Stimson, who waived her right to a publication ban on her name and previously gave the News permission to publish it, testified during the trial that she had gone to Laxton’s office to talk about what she thought was a job opportunity but that Laxton spent most of the meeting talking about his personal life. As they were parting ways, Stimson testified, Laxton gave her two unwanted kisses and “bear hugs,” one in his office and one in a public area of the building.

Laxton, on the other hand, testified that it Stimson who had talked for most of the meeting, and that each kiss had been nothing more than a “quick peck” and part of his normal routine for saying goodbye to women friends and acquaintances. He added that he had been caught off-guard by Stimson’s allegations and has since become a “pariah,” forced to resign from his political position and shunned by former friends and political allies when the allegations emerged.

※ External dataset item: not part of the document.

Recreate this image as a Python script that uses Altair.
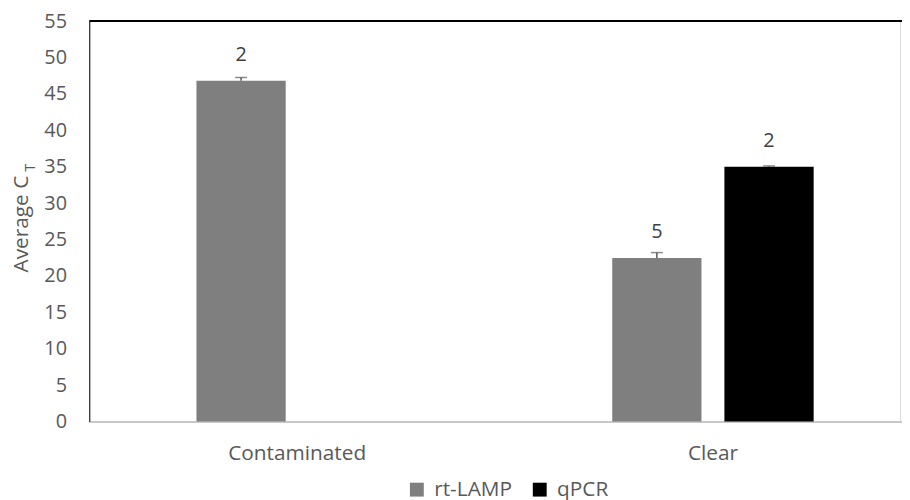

In his written reasonings, Faulkner said he found Stimson to be an “argumentative witness” who was “exceedingly reluctant to concede any point she thought might detract from her view of the incident.” In particular, Faulkner pointed out that Stimson had testified she’d gone into the meeting with “high hopes” that she would be offered a government job but left when she realized that wouldn’t be happening.

“It was perfectly clear from this that the complainant was disappointed at how the meeting had gone,” Faulkner wrote. “Yet, in cross-examination, she repeatedly denied being disappointed. A reasonable witness would have conceded the point and moved on.”

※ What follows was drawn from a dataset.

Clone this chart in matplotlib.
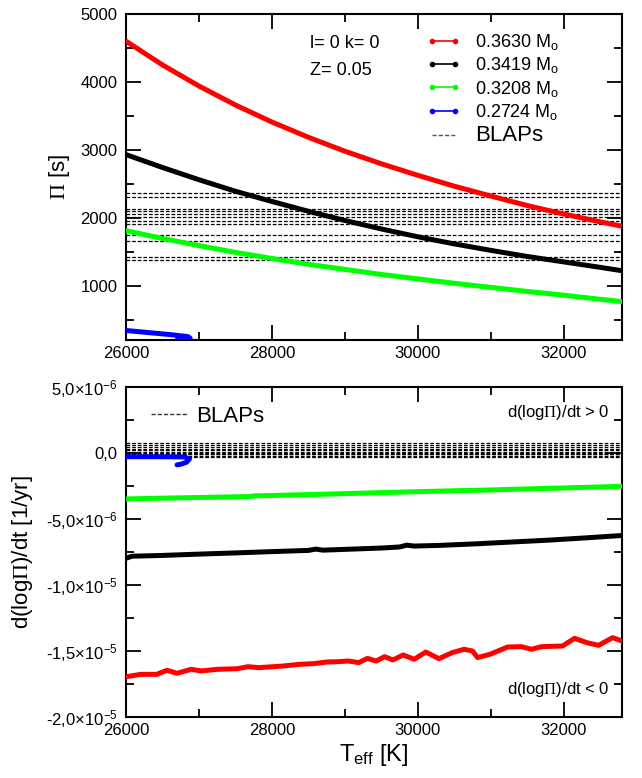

Faulkner also found several of Stimson’s other statements “unlikely,” “too much of a stretch” or “less than entirely credible,” including assertions that she’d never had any previous physical contact with Laxton, that the conversation in Laxton’s office contained sexual overtones and that a portion of her statement to the RCMP was missing.

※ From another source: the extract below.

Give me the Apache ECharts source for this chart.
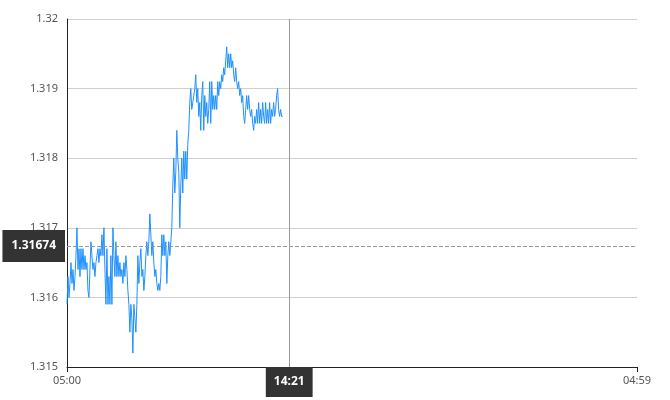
<!DOCTYPE html>
<html>
<head>
<meta charset="utf-8">
<script src="https://cdn.jsdelivr.net/npm/echarts@6/dist/echarts.min.js"></script>
<style>html,body{margin:0;padding:0;background:#fff}#c{width:670px;height:400px}</style>
</head>
<body>
<div id="c"></div>
<script>
// session: 05:00 -> 04:59 next day, minutes since 05:00
var sessionStartLabel = "05:00";
var sessionEndLabel = "04:59";
var sessionMinutes = 1439;
var sampleStepMinutes = 2.52;
var crosshairMinute = 561;      // 14:21
var crosshairPrice = 1.31674;
var yMin = 1.315, yMax = 1.32, yStep = 0.001;

var prices = [
1.3159,1.3163,1.3160,1.3162,1.3165,1.3162,1.3164,1.3161,1.3163,1.3166,
1.3170,1.3164,1.3167,1.3163,1.3167,1.3164,1.3167,1.3164,1.3166,1.3164,
1.3165,1.3161,1.3160,1.3164,1.3168,1.3166,1.3164,1.3165,1.3163,1.3165,
1.3166,1.3167,1.3165,1.3167,1.3166,1.3169,1.3166,1.3170,1.3164,1.3159,
1.3167,1.3159,1.3163,1.3159,1.3166,1.3159,1.3170,1.3166,1.3163,1.3168,
1.3163,1.3166,1.3163,1.3165,1.3163,1.3164,1.3162,1.3165,1.3163,1.3166,
1.3164,1.3161,1.3159,1.3155,1.3159,1.3157,1.3152,1.3159,1.3157,1.3155,
1.3159,1.3166,1.3162,1.3165,1.3167,1.3163,1.3164,1.3161,1.3163,1.3166,
1.3168,1.3166,1.3168,1.3172,1.3169,1.3166,1.3168,1.3165,1.3163,1.3164,
1.3162,1.3161,1.3162,1.3161,1.3163,1.3169,1.3166,1.3169,1.3166,1.3168,
1.3162,1.3166,1.3168,1.3166,1.3168,1.3170,1.3176,1.3180,1.3175,1.3178,
1.3184,1.3180,1.3178,1.3170,1.3176,1.3180,1.3175,1.3181,1.3177,1.3181,
1.3177,1.3182,1.3184,1.3188,1.3190,1.3187,1.3188,1.3188,1.3190,1.3192,
1.3188,1.3190,1.3186,1.3188,1.3184,1.3189,1.3191,1.3184,1.3189,1.3186,
1.3188,1.3185,1.3187,1.3191,1.3185,1.3191,1.3187,1.3189,1.3187,1.3189,
1.3187,1.3191,1.3189,1.3191,1.3190,1.3192,1.3191,1.3193,1.3192,1.3194,
1.3196,1.3193,1.3195,1.3193,1.3195,1.3193,1.3194,1.3192,1.3191,1.3193,
1.3191,1.3190,1.3191,1.3189,1.3190,1.3188,1.3189,1.3186,1.3185,1.3187,
1.3189,1.3187,1.3189,1.3187,1.3186,1.3187,1.3185,1.3184,1.3186,1.3185,
1.3187,1.3185,1.3188,1.3185,1.3187,1.3185,1.3188,1.3186,1.3185,1.3188,
1.3185,1.3187,1.3185,1.3188,1.3185,1.3187,1.3186,1.3188,1.3186,1.3187,
1.3189,1.3190,1.3187,1.3186,1.3187,1.3186,1.3186
];

function minuteLabel(m) {
  var t = (5 * 60 + Math.round(m)) % (24 * 60);
  var h = Math.floor(t / 60), mm = t % 60;
  return (h < 10 ? "0" : "") + h + ":" + (mm < 10 ? "0" : "") + mm;
}

var seriesData = prices.map(function (p, i) { return [i * sampleStepMinutes, p]; });

var FONT = "Noto Sans";
var chart = echarts.init(document.getElementById('c'), null, {renderer: 'canvas'});
chart.setOption({
  animation: false,
  grid: {left: 67, right: 33, top: 19, bottom: 33},
  xAxis: {
    type: 'value', min: 0, max: sessionMinutes, interval: sessionMinutes,
    axisLine: {show: true, lineStyle: {color: '#222', width: 1}},
    axisTick: {show: true, length: 5, lineStyle: {color: '#222'}},
    splitLine: {show: false},
    axisLabel: {
      color: '#555', fontFamily: FONT, fontSize: 11, margin: 8,
      formatter: function (v) { return v === 0 ? sessionStartLabel : (v === sessionMinutes ? sessionEndLabel : ''); }
    },
    axisPointer: {
      show: true, type: 'line', snap: false, value: crosshairMinute, status: 'show', triggerTooltip: false,
      lineStyle: {color: '#999', width: 1, type: 'solid'},
      label: {
        show: true, backgroundColor: '#333', color: '#fff', fontFamily: FONT, fontSize: 12, fontWeight: 'bold',
        padding: [9, 8, 9, 8], margin: 0, borderRadius: 0,
        formatter: function (p) { return minuteLabel(p.value); }
      }
    }
  },
  yAxis: {
    type: 'value', min: yMin, max: yMax, interval: yStep,
    axisLine: {show: true, lineStyle: {color: '#222', width: 1}},
    axisTick: {show: false},
    splitLine: {show: true, lineStyle: {color: '#cfcfcf', width: 1}},
    axisLabel: {color: '#555', fontFamily: FONT, fontSize: 11, margin: 9,
      formatter: function (v) { return String(parseFloat(v.toFixed(4))); }},
    axisPointer: {
      show: true, type: 'line', snap: false, value: crosshairPrice, status: 'show', triggerTooltip: false,
      lineStyle: {color: '#999', width: 1, type: 'dashed'},
      label: {
        show: true, backgroundColor: '#333', color: '#fff', fontFamily: FONT, fontSize: 12, fontWeight: 'bold',
        padding: [10, 9, 10, 9], margin: 2, borderRadius: 0,
        formatter: function (p) { return Number(p.value).toFixed(5); }
      }
    }
  },
  series: [{
    type: 'line', data: seriesData, showSymbol: false, symbol: 'none',
    lineStyle: {color: '#1E90FF', width: 1}, itemStyle: {color: '#1E90FF'},
    silent: true
  }]
});
</script>
</body>
</html>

“In sum, while I believe substantial portions of the complainant’s testimony, I remain cautious about accepting it totally,” Faulkner wrote.

Laxton’s testimony, however, was “quite credible,” Faulkner wrote, describing his recollection of the meeting with Stimson as “a more detailed and logical account.” Laxton’s claim that he and Stimson had had previous friendly, physical contact also “found significant support” in witnesses called by the defence, the judge added.

“I find that there was nothing in the conversation at any point, before, during or after these acts that was suggestive of a desire on the part of (Laxton) to become romantically involved with (Stimson),” Faulkner wrote.

“There remains doubt that what Mr. Laxton did amounted to a sexual assault. This being a criminal prosecution where the standard of proof is beyond a reasonable doubt, Mr. Laxton is entitled to the benefit of that doubt.”

Faulkner also found Laxton not guilty of common assault, a charge the Crown had asked the judge to consider should the grounds for sexual assault not be met. He dismissed Crown attorney Amy Porteous’s assertion during the trial that the court would be declaring “open season” on women should Laxton not be convicted of common assault, writing that “anyone drawing such conclusions from this decision would be utterly and completely wrong.”

Reading from a written statement following the verdict, Laxton told reporters outside the courthouse that he was thankful for the “support and respect” he’d received from friends, family and the “Yukon community at large” during the trial.

“It has been very difficult for my wife Leslie, and she has not faltered. Together, we have persevered through this ordeal,” he said.

Laxton also thanked his legal team and declined to answer any questions, referring any further comment to his lawyer Andre Roothman.

Roothman, for his part, told reporters he was “very, very happy with the outcome” on what he said was a “very difficult case” that was “traumatic” for Laxton. He was also critical of what he described as the “absurdity” in Canadian law where a charge of sexual assault covers everything from “a touch … to a full-scale, brutal sexual assault.”

“If Mr. Laxton would have been convicted of sexual assault … somebody accessing his criminal record could have understood that he brutally raped someone without the details being disclosed, and that’s the problem I have with the system as it is,” he said.

“I just have a problem with branding everything by the same term.”